** start **
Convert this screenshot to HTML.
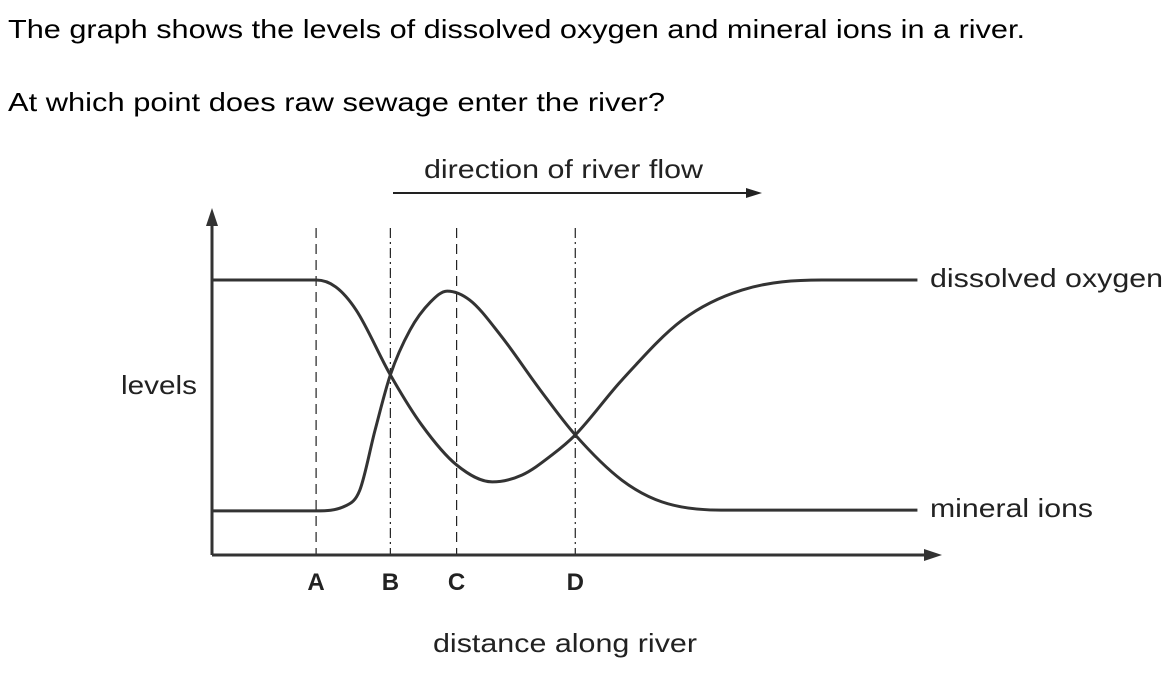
<!DOCTYPE html>
<html><head><meta charset="utf-8"><style>
body{margin:0;background:#fff;width:1176px;height:671px;overflow:hidden;font-family:"Liberation Sans",sans-serif}
</style></head><body>
<svg width="1176" height="671" font-family="Liberation Sans, sans-serif">
<text x="8" y="38" font-size="26" textLength="1017" lengthAdjust="spacingAndGlyphs">The graph shows the levels of dissolved oxygen and mineral ions in a river.</text>
<text x="8" y="111" font-size="26" textLength="657" lengthAdjust="spacingAndGlyphs">At which point does raw sewage enter the river?</text>
<text x="424" y="178" font-size="26" textLength="279" lengthAdjust="spacingAndGlyphs" fill="#222">direction of river flow</text>
<line x1="393" y1="193" x2="748" y2="193" stroke="#222" stroke-width="2"/>
<polygon points="762,193 746,188 746,198" fill="#222"/>
<g id="plot"></g>
<text x="121" y="394" font-size="26" textLength="76" lengthAdjust="spacingAndGlyphs" fill="#222">levels</text>
<text x="433" y="652" font-size="26" textLength="264" lengthAdjust="spacingAndGlyphs" fill="#222">distance along river</text>
<text x="930" y="287" font-size="26" textLength="233" lengthAdjust="spacingAndGlyphs" fill="#222">dissolved oxygen</text>
<text x="930" y="517" font-size="26" textLength="163" lengthAdjust="spacingAndGlyphs" fill="#222">mineral ions</text>
</svg>
<script>
const markerNames=["A","B","C","D"];
const markerPos=[14.3,24.5,33.6,49.9];
const markerStyle=["10,6","10,4,2,4","10,6","10,4,2,4"];
const oxyD=[0,14.3,17,19.8,24.5,28.8,33.6,38.5,42.6,46.7,49.9,56.3,64.6,72.8,83.8,96.9];
const oxyL=[79.7,79.7,77.7,71,52.2,37.7,26.1,21.2,23.2,29,34.8,50.7,68.1,76.8,79.7,79.7];
const minD=[0,14.3,18.3,20.3,22.4,24.5,27.2,30,32.3,35.4,39.6,45.1,49.9,56.3,61.8,69.9,96.9];
const minL=[12.8,12.8,14.2,18.8,36.2,52.2,65.2,73.3,76.5,73.9,63.8,47.8,34.8,21.7,15.4,13,13];
const X=d=>212+d*7.28, Y=l=>555-l*3.45;
const NS="http://www.w3.org/2000/svg", g=document.getElementById('plot');
function mk(t,a){const e=document.createElementNS(NS,t);for(const k in a)e.setAttribute(k,a[k]);g.appendChild(e);return e;}
markerPos.forEach((d,i)=>{
 const l=mk('line',{x1:X(d),x2:X(d),y1:228,y2:555,stroke:'#222','stroke-width':1.2,'stroke-dasharray':markerStyle[i]});
 
 
 const t=mk('text',{x:X(d),y:590,'font-size':24,'font-weight':'bold','text-anchor':'middle',fill:'#222'});
 t.textContent=markerNames[i];
 
 
});
function path(ds,ls){
 const xs=ds.map(X), ys=ls.map(Y), n=xs.length;
 const dl=[],m=[];
 for(let i=0;i<n-1;i++)dl.push((ys[i+1]-ys[i])/(xs[i+1]-xs[i]));
 m[0]=dl[0];m[n-1]=dl[n-2];
 for(let i=1;i<n-1;i++){ if(dl[i-1]*dl[i]<=0)m[i]=0; else m[i]=(dl[i-1]+dl[i])/2; }
 for(let i=0;i<n-1;i++){ if(dl[i]===0){m[i]=0;m[i+1]=0;continue;}
  const a=m[i]/dl[i],b=m[i+1]/dl[i],h=a*a+b*b; if(h>9){const t=3/Math.sqrt(h);m[i]=t*a*dl[i];m[i+1]=t*b*dl[i];}}
 let s=`M${xs[0]},${ys[0]}`;
 for(let i=0;i<n-1;i++){const h=(xs[i+1]-xs[i])/3;
  s+=` C${xs[i]+h},${ys[i]+m[i]*h} ${xs[i+1]-h},${ys[i+1]-m[i+1]*h} ${xs[i+1]},${ys[i+1]}`;}
 return s;}
const o=mk('path',{d:path(oxyD,oxyL),fill:'none',stroke:'#333','stroke-width':3});


const m=mk('path',{d:path(minD,minL),fill:'none',stroke:'#333','stroke-width':3});


const ya=mk('line',{x1:212,y1:555,x2:212,y2:222,stroke:'#333','stroke-width':3});


mk('polygon',{points:'212,208 206,226 218,226',fill:'#333'});
const xa=mk('line',{x1:212,y1:555,x2:928,y2:555,stroke:'#333','stroke-width':3});


mk('polygon',{points:'942,555 924,549 924,561',fill:'#333'});
</script>
</body></html>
** end **
■ **OBJECTIVE**
Without the images, write out each line of the data verbatim.

■ **CORRECT ANSWER**
Convert this screenshot to HTML.
<!DOCTYPE html>
<html><head><meta charset="utf-8"><style>
body{margin:0;background:#fff;width:1176px;height:671px;overflow:hidden;font-family:"Liberation Sans",sans-serif}
</style></head><body>
<svg width="1176" height="671" font-family="Liberation Sans, sans-serif">
<text x="8" y="38" font-size="26" textLength="1017" lengthAdjust="spacingAndGlyphs">The graph shows the levels of dissolved oxygen and mineral ions in a river.</text>
<text x="8" y="111" font-size="26" textLength="657" lengthAdjust="spacingAndGlyphs">At which point does raw sewage enter the river?</text>
<text x="424" y="178" font-size="26" textLength="279" lengthAdjust="spacingAndGlyphs" fill="#222">direction of river flow</text>
<line x1="393" y1="193" x2="748" y2="193" stroke="#222" stroke-width="2"/>
<polygon points="762,193 746,188 746,198" fill="#222"/>
<g id="plot"></g>
<text x="121" y="394" font-size="26" textLength="76" lengthAdjust="spacingAndGlyphs" fill="#222">levels</text>
<text x="433" y="652" font-size="26" textLength="264" lengthAdjust="spacingAndGlyphs" fill="#222">distance along river</text>
<text x="930" y="287" font-size="26" textLength="233" lengthAdjust="spacingAndGlyphs" fill="#222">dissolved oxygen</text>
<text x="930" y="517" font-size="26" textLength="163" lengthAdjust="spacingAndGlyphs" fill="#222">mineral ions</text>
</svg>
<script>
const markerNames=["A","B","C","D"];
const markerPos=[14.3,24.5,33.6,49.9];
const markerStyle=["10,6","10,4,2,4","10,6","10,4,2,4"];
const oxyD=[0,14.3,17,19.8,24.5,28.8,33.6,38.5,42.6,46.7,49.9,56.3,64.6,72.8,83.8,96.9];
const oxyL=[79.7,79.7,77.7,71,52.2,37.7,26.1,21.2,23.2,29,34.8,50.7,68.1,76.8,79.7,79.7];
const minD=[0,14.3,18.3,20.3,22.4,24.5,27.2,30,32.3,35.4,39.6,45.1,49.9,56.3,61.8,69.9,96.9];
const minL=[12.8,12.8,14.2,18.8,36.2,52.2,65.2,73.3,76.5,73.9,63.8,47.8,34.8,21.7,15.4,13,13];
const X=d=>212+d*7.28, Y=l=>555-l*3.45;
const NS="http://www.w3.org/2000/svg", g=document.getElementById('plot');
function mk(t,a){const e=document.createElementNS(NS,t);for(const k in a)e.setAttribute(k,a[k]);g.appendChild(e);return e;}
markerPos.forEach((d,i)=>{
 const l=mk('line',{x1:X(d),x2:X(d),y1:228,y2:555,stroke:'#222','stroke-width':1.2,'stroke-dasharray':markerStyle[i]});
 
 
 const t=mk('text',{x:X(d),y:590,'font-size':24,'font-weight':'bold','text-anchor':'middle',fill:'#222'});
 t.textContent=markerNames[i];
 
 
});
function path(ds,ls){
 const xs=ds.map(X), ys=ls.map(Y), n=xs.length;
 const dl=[],m=[];
 for(let i=0;i<n-1;i++)dl.push((ys[i+1]-ys[i])/(xs[i+1]-xs[i]));
 m[0]=dl[0];m[n-1]=dl[n-2];
 for(let i=1;i<n-1;i++){ if(dl[i-1]*dl[i]<=0)m[i]=0; else m[i]=(dl[i-1]+dl[i])/2; }
 for(let i=0;i<n-1;i++){ if(dl[i]===0){m[i]=0;m[i+1]=0;continue;}
  const a=m[i]/dl[i],b=m[i+1]/dl[i],h=a*a+b*b; if(h>9){const t=3/Math.sqrt(h);m[i]=t*a*dl[i];m[i+1]=t*b*dl[i];}}
 let s=`M${xs[0]},${ys[0]}`;
 for(let i=0;i<n-1;i++){const h=(xs[i+1]-xs[i])/3;
  s+=` C${xs[i]+h},${ys[i]+m[i]*h} ${xs[i+1]-h},${ys[i+1]-m[i+1]*h} ${xs[i+1]},${ys[i+1]}`;}
 return s;}
const o=mk('path',{d:path(oxyD,oxyL),fill:'none',stroke:'#333','stroke-width':3});


const m=mk('path',{d:path(minD,minL),fill:'none',stroke:'#333','stroke-width':3});


const ya=mk('line',{x1:212,y1:555,x2:212,y2:222,stroke:'#333','stroke-width':3});


mk('polygon',{points:'212,208 206,226 218,226',fill:'#333'});
const xa=mk('line',{x1:212,y1:555,x2:928,y2:555,stroke:'#333','stroke-width':3});


mk('polygon',{points:'942,555 924,549 924,561',fill:'#333'});
</script>
</body></html>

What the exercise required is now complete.